Source data ::
* * * * * * * * *
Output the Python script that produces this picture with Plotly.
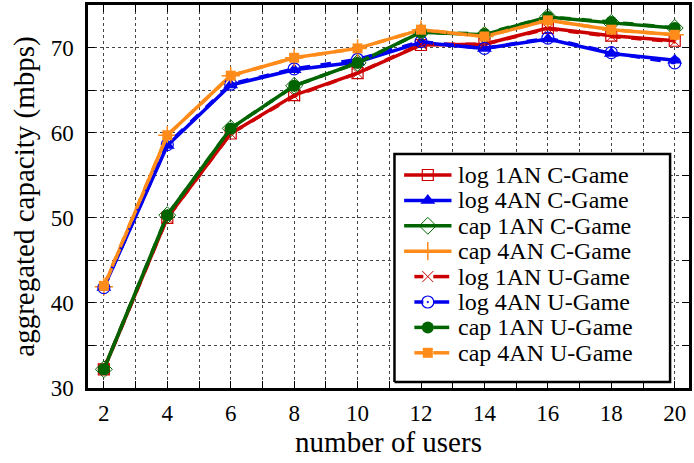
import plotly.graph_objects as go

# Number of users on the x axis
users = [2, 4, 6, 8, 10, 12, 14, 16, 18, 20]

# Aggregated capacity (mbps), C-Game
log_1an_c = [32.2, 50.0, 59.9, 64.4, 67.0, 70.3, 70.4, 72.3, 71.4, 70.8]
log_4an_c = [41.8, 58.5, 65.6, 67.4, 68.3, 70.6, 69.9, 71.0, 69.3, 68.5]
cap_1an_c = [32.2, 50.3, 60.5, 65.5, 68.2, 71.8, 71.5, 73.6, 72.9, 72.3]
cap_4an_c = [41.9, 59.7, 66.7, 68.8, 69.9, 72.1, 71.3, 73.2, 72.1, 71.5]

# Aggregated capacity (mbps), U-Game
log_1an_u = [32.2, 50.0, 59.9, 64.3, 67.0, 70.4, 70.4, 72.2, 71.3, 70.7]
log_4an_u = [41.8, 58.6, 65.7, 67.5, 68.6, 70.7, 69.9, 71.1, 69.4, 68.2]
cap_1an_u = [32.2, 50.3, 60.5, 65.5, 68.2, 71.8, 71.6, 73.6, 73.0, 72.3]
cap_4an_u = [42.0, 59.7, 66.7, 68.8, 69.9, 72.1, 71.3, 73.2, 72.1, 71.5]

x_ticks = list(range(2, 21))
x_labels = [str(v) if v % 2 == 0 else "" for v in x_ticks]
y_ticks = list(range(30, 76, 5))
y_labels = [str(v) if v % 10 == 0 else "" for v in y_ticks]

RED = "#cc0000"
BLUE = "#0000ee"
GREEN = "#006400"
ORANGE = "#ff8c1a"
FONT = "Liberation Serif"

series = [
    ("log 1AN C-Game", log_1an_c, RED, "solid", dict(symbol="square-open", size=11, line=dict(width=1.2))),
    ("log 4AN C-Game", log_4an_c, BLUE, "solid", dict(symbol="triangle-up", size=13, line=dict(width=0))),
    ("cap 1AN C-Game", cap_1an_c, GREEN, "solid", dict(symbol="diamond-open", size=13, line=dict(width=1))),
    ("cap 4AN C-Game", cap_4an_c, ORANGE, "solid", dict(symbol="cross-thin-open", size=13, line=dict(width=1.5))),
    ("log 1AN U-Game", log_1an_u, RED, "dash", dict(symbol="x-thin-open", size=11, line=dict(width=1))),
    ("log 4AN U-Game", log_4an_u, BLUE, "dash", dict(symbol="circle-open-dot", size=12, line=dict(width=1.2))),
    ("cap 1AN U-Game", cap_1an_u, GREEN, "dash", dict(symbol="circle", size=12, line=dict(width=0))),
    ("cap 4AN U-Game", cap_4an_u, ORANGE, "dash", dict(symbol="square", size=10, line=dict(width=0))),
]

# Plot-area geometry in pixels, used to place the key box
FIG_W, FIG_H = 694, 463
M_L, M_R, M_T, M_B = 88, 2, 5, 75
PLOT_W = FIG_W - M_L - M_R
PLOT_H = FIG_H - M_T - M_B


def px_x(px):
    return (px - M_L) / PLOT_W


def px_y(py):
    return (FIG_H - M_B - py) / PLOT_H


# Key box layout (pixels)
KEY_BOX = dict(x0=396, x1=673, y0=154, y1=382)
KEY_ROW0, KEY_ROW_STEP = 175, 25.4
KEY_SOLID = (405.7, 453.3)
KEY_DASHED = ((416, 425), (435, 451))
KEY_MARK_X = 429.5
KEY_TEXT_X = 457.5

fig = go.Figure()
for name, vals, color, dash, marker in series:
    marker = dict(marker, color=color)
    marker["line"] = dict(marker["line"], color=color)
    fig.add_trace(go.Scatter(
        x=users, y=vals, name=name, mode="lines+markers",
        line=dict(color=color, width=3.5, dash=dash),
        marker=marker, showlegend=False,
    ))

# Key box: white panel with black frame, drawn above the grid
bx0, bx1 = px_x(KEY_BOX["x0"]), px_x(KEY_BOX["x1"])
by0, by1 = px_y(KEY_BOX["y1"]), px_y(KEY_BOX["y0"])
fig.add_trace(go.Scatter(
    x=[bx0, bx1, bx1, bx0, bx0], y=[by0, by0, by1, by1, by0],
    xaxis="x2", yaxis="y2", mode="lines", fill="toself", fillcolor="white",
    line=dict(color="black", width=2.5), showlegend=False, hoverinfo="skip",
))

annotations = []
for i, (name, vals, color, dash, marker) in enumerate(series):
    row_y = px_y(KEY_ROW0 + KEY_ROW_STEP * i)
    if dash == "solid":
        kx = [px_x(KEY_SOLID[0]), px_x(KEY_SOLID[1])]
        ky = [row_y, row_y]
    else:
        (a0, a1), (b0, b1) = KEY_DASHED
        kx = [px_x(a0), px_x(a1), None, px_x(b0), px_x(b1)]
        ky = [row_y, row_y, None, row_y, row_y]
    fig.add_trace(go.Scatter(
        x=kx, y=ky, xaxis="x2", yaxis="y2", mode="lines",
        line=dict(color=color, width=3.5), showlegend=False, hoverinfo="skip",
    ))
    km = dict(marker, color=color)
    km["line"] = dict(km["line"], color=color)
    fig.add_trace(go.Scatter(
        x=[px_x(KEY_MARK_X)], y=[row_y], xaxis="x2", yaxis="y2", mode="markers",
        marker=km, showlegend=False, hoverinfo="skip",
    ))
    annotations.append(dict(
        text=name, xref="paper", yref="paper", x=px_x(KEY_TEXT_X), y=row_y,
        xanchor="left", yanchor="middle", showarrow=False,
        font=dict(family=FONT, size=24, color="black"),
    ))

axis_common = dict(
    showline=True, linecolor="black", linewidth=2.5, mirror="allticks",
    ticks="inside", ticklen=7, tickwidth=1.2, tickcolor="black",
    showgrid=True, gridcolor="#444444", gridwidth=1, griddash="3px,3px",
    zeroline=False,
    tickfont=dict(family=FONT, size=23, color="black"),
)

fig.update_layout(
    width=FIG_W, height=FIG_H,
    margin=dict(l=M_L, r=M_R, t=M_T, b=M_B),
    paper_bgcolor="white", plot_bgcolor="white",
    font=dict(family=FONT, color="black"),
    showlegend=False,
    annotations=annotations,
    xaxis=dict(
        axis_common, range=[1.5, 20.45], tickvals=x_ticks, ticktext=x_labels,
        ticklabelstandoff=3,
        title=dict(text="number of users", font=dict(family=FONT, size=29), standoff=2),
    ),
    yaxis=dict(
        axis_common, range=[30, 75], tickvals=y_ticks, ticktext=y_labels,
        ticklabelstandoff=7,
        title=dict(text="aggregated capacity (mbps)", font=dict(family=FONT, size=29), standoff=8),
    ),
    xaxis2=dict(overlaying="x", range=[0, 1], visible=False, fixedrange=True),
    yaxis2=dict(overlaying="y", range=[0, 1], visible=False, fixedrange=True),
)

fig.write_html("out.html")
* * * * * * * * *
To be done ::
From the first line above through the line containing "users = [2, 4, 6, 8, 10, 12, 14, 16, 18, 20]", copy everything exactly, without the pictures.

Output below ::
Output the Python script that produces this picture with Plotly.
import plotly.graph_objects as go

# Number of users on the x axis
users = [2, 4, 6, 8, 10, 12, 14, 16, 18, 20]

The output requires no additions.